Flag_of_the_Confederate_States_of_America_(1861-1863).svg             US_flag_13_stars_–_Betsy_Ross.svg

At the beginning of the Civil War, Confederate troops flew the CSA national flag in battles such as First Manassas. Imagine being a young, ill-trained  soldier in the chaos and fury of combat for the first time, and the stress you would feel. It would be easy to confuse the American and Confederate flags and run toward the wrong lines or attack the wrong side. [To add to the confusion, both sides wore blue uniforms in the early stages of the war.] So the CSA looked for an alternate flag to rally their troops in battles. They adapted a Confederate naval jack:

Battle_flag_of_the_Confederate_States_of_America.svg

which was less likely to cause confusion. So what everyone calls “the Confederate flag” does not, and never did, represent a nation or a founding philosophy. It stands for armed resistance to United States authority.

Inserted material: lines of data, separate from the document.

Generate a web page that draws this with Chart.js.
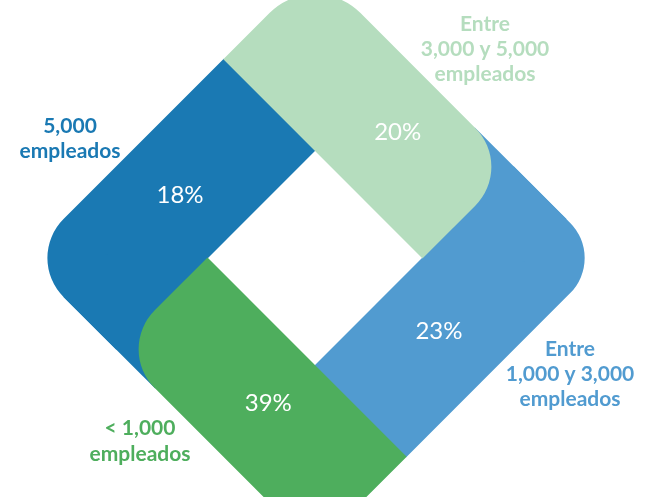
<!DOCTYPE html>
<html>
<head>
<meta charset="utf-8">
<script src="https://cdn.jsdelivr.net/npm/chart.js@4.4.1/dist/chart.umd.min.js"></script>
<style>
  html, body { margin: 0; padding: 0; background: #ffffff; overflow: hidden; }
  canvas { display: block; }
</style>
</head>
<body>
<canvas id="diamond" width="654" height="497"></canvas>
<script>
// Company size groups, share of companies (%), and colours
const categories = [
    ["5,000", "empleados"],
    ["Entre", "3,000 y 5,000", "empleados"],
    ["Entre", "1,000 y 3,000", "empleados"],
    ["< 1,000", "empleados"],
];
const shares = [18, 20, 23, 39];
const colors = ["#1a79b3", "#b5ddbe", "#519bd0", "#4eae5d"];

// Layout of the pinwheel (in scale units, 1 unit = 1px)
const OUTER = 205;
const INNER = 76;
const MID = (OUTER + INNER) / 2;
const TUCK = 60; // how far an arm runs on under the rounded end of the next one

// corner radii of each arm, in the un-rotated frame
const radii = [
    { bottomLeft: 55 },
    { topLeft: 64, topRight: 55 },
    { topRight: 50 },
    { bottomLeft: 55, bottomRight: 64 },
];

// screen offsets of the % labels from each arm centre
const pctOffset = [[10, -10], [29, 18], [-21, 19], [7, -1]];

// category label anchors: centre x and baselines
const catLabels = [
    { x: 70, y: [133, 158] },
    { x: 485, y: [31, 56, 81] },
    { x: 570, y: [356, 381, 406] },
    { x: 140, y: [435, 461] },
];

// arm i: even = vertical (lies under), odd = horizontal (lies on top)
function armData(i) {
    const sign = i === 0 || i === 3 ? -1 : 1;
    const range = i < 2 ? [-OUTER, INNER] : [-INNER, OUTER];
    if (i % 2 === 1) return [{ y: sign * MID, x: range }];
    // vertical arms also fill the corner tucked under the next arm's rounded end
    const tuck = i === 0 ? [-OUTER, -OUTER + TUCK] : [OUTER - TUCK, OUTER];
    return [
        { x: sign * MID, y: range },
        { x: sign * (MID - TUCK + 5), y: tuck },
    ];
}

const datasets = categories.map((c, i) => ({
    label: c.join(" "),
    data: armData(i),
    indexAxis: i % 2 === 0 ? "x" : "y",
    backgroundColor: colors[i],
    borderWidth: 0,
    borderSkipped: false,
    borderRadius: (ctx) => (ctx.dataIndex === 0 ? radii[i] : 0),
    barThickness: OUTER - INNER,
    grouped: false,
    clip: false,
    order: i % 2 === 0 ? 2 : 1,
}));

// rotate the bars by 45 degrees around the chart centre
const rotatePlugin = {
    id: "rotate",
    beforeDatasetsDraw(chart) {
        const { ctx, chartArea } = chart;
        const cx = (chartArea.left + chartArea.right) / 2;
        const cy = (chartArea.top + chartArea.bottom) / 2;
        ctx.save();
        ctx.translate(cx, cy);
        ctx.rotate(Math.PI / 4);
        ctx.translate(-cx, -cy);
    },
    afterDatasetsDraw(chart) {
        chart.ctx.restore();
    },
};

const labelPlugin = {
    id: "labels",
    afterDraw(chart) {
        const { ctx, chartArea } = chart;
        const cx = (chartArea.left + chartArea.right) / 2;
        const cy = (chartArea.top + chartArea.bottom) / 2;
        const c = Math.cos(Math.PI / 4);
        ctx.save();
        ctx.textAlign = "center";
        ctx.textBaseline = "alphabetic";
        chart.data.datasets.forEach((ds, i) => {
            const bar = chart.getDatasetMeta(i).data[0];
            const p = bar.getCenterPoint();
            const dx = p.x - cx, dy = p.y - cy;
            const sx = cx + (dx - dy) * c + pctOffset[i][0];
            const sy = cy + (dx + dy) * c + pctOffset[i][1];
            ctx.fillStyle = "#ffffff";
            ctx.font = "24px Lato";
            ctx.fillText(shares[i] + "%", sx, sy + 8.6);

            ctx.fillStyle = colors[i];
            ctx.font = "bold 21px Lato";
            categories[i].forEach((line, j) => {
                ctx.fillText(line, catLabels[i].x, catLabels[i].y[j]);
            });
        });
        ctx.restore();
    },
};

new Chart(document.getElementById("diamond").getContext("2d"), {
    type: "bar",
    data: { datasets },
    options: {
        responsive: false,
        animation: false,
        events: [],
        layout: { padding: { left: 110, right: 134, top: 53, bottom: 34 } },
        scales: {
            x: { type: "linear", min: -OUTER, max: OUTER, offset: false, display: false },
            y: { type: "linear", min: -OUTER, max: OUTER, offset: false, display: false },
        },
        plugins: {
            legend: { display: false },
            tooltip: { enabled: false },
        },
    },
    plugins: [rotatePlugin, labelPlugin],
});
</script>
</body>
</html>
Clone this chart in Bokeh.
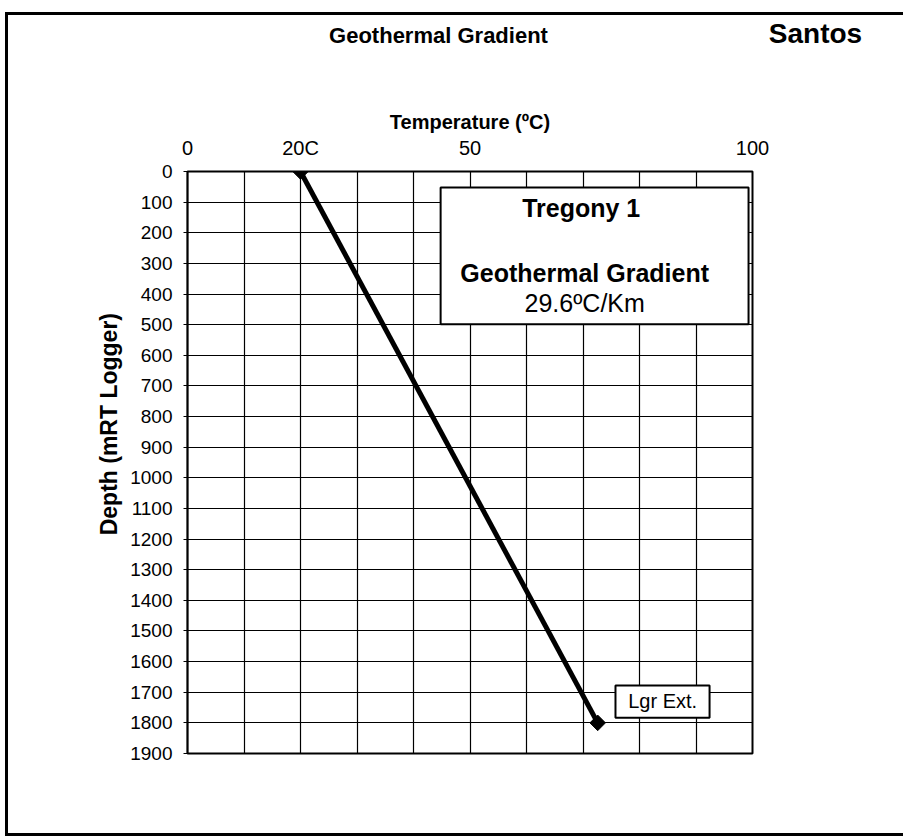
import math
from bokeh.plotting import figure
from bokeh.layouts import column, row
from bokeh.models import Range1d, FixedTicker, Label, BoxAnnotation
from bokeh.embed import file_html
from bokeh.resources import INLINE

# ---- data ----
temperature = [20.0, 72.6]          # degC
depth = [0, 1800]                   # m
x_tick_values = [0, 20, 50, 100]
x_tick_labels = ["0", "20C", "50", "100"]
x_grid_values = list(range(0, 101, 10))
y_tick_values = list(range(0, 1901, 100))
chart_title = "Geothermal Gradient"
company = "Santos"
x_title = "Temperature (ºC)"
y_title = "Depth (mRT Logger)"
well_name = "Tregony  1"
gradient_title = "Geothermal Gradient"
gradient_value = "29.6ºC/Km"
point_label = "Lgr Ext."

FONT = "Liberation Sans"
W = 895
HEAD_H = 60
MAIN_H = 758

# ---- header (titles) ----
head = figure(width=W, height=HEAD_H, x_range=Range1d(8, 903), y_range=Range1d(75, 15),
              x_axis_location=None, y_axis_location=None, output_backend="svg",
              toolbar_location=None, min_border=0)
head.min_border_left = head.min_border_right = 0
head.min_border_top = head.min_border_bottom = 0
head.outline_line_color = None
head.xgrid.visible = False
head.ygrid.visible = False
head.background_fill_color = "white"
head.border_fill_color = "white"
head.add_layout(Label(x=438, y=35, text=chart_title, text_align="center",
                      text_baseline="middle", text_font=FONT, text_font_style="bold",
                      text_font_size="22px", text_color="black"))
head.add_layout(Label(x=815, y=33, text=company, text_align="center",
                      text_baseline="middle", text_font=FONT, text_font_style="bold",
                      text_font_size="28px", text_color="black"))

# ---- main chart ----
p = figure(width=W, height=MAIN_H, x_range=Range1d(0, 100), y_range=Range1d(1900, 0),
           x_axis_location="above", output_backend="svg", toolbar_location=None,
           min_border_left=179, min_border_right=151, min_border_top=96,
           min_border_bottom=80)
p.background_fill_color = "white"
p.border_fill_color = "white"
p.outline_line_color = "black"
p.outline_line_width = 2

xa = p.xaxis[0]
xa.ticker = FixedTicker(ticks=x_tick_values)
xa.major_label_overrides = {t: s for t, s in zip(x_tick_values, x_tick_labels)}
xa.major_tick_out = 0
xa.major_tick_in = 0
xa.minor_tick_out = 0
xa.minor_tick_in = 0
xa.axis_line_color = None
xa.major_label_text_font = FONT
xa.major_label_text_font_size = "20px"
xa.major_label_text_color = "black"
xa.major_label_standoff = 13
xa.axis_label = x_title
xa.axis_label_text_font = FONT
xa.axis_label_text_font_style = "bold"
xa.axis_label_text_font_size = "20px"
xa.axis_label_text_color = "black"
xa.axis_label_standoff = 1

ya = p.yaxis[0]
ya.ticker = FixedTicker(ticks=y_tick_values)
ya.major_tick_out = 4
ya.major_tick_in = 0
ya.minor_tick_out = 0
ya.minor_tick_in = 0
ya.axis_line_color = "black"
ya.axis_line_width = 1.5
ya.major_tick_line_color = "black"
ya.major_label_text_font = FONT
ya.major_label_text_font_size = "19px"
ya.major_label_text_color = "black"
ya.major_label_standoff = 11
ya.axis_label = "\u00a0" * 12 + y_title
ya.axis_label_text_font = FONT
ya.axis_label_text_font_style = "bold"
ya.axis_label_text_font_size = "23px"
ya.axis_label_text_color = "black"
ya.axis_label_standoff = 5

p.xgrid.ticker = FixedTicker(ticks=x_grid_values)
p.ygrid.ticker = FixedTicker(ticks=y_tick_values)
for g in (p.xgrid[0], p.ygrid[0]):
    g.grid_line_color = "black"
    g.grid_line_alpha = 1
    g.grid_line_width = 1.2

p.line(temperature, depth, line_color="black", line_width=5)
p.scatter(temperature, depth, marker="square", angle=math.pi / 4, size=11,
          fill_color="black", line_color="black")

p.add_layout(BoxAnnotation(left=44.8, right=99.3, top=52, bottom=499,
                           fill_color="white", fill_alpha=1,
                           line_color="black", line_width=2, line_alpha=1))

def dlabel(x, y, text, size, bold=False):
    return Label(x=x, y=y, text=text, text_align="center", text_baseline="middle",
                 text_font=FONT, text_font_size=size,
                 text_font_style="bold" if bold else "normal", text_color="black")

p.add_layout(dlabel(70.3, 118, well_name, "25px", bold=True))
p.add_layout(dlabel(70.3, 330, gradient_title, "25px", bold=True))
p.add_layout(dlabel(70.3, 428, gradient_value, "25px"))

p.add_layout(BoxAnnotation(left=75.75, right=92.4, top=1678, bottom=1783,
                           fill_color="white", fill_alpha=1,
                           line_color="black", line_width=2, line_alpha=1))
p.add_layout(dlabel(84.1, 1730, point_label, "20px"))

page = column(row(head, spacing=0), p, spacing=0)
page.styles = {"border-top": "3px solid black", "border-left": "3px solid black",
               "border-bottom": "3px solid black",
               "margin-top": "12px", "margin-left": "5px"}

open("out.html", "w").write(file_html(page, INLINE))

So why would people display this symbol today? They would claim they are yearning for a lost culture or way of life, but if they really knew their history, that would mean flying the CSA national flag. You and I both know that the use of the battle flag is an attempt to provoke a reaction in others, and to defy authority, while cowardly hiding behind Constitutional protections.

So the question really becomes, should the United States protect political speech that is made in ignorance? Is a person’s expression legitimate if he has no idea what he is really saying? The Supreme Court has also ruled that fighting words, ones likely to cause a violent reaction in someone else, are not protected.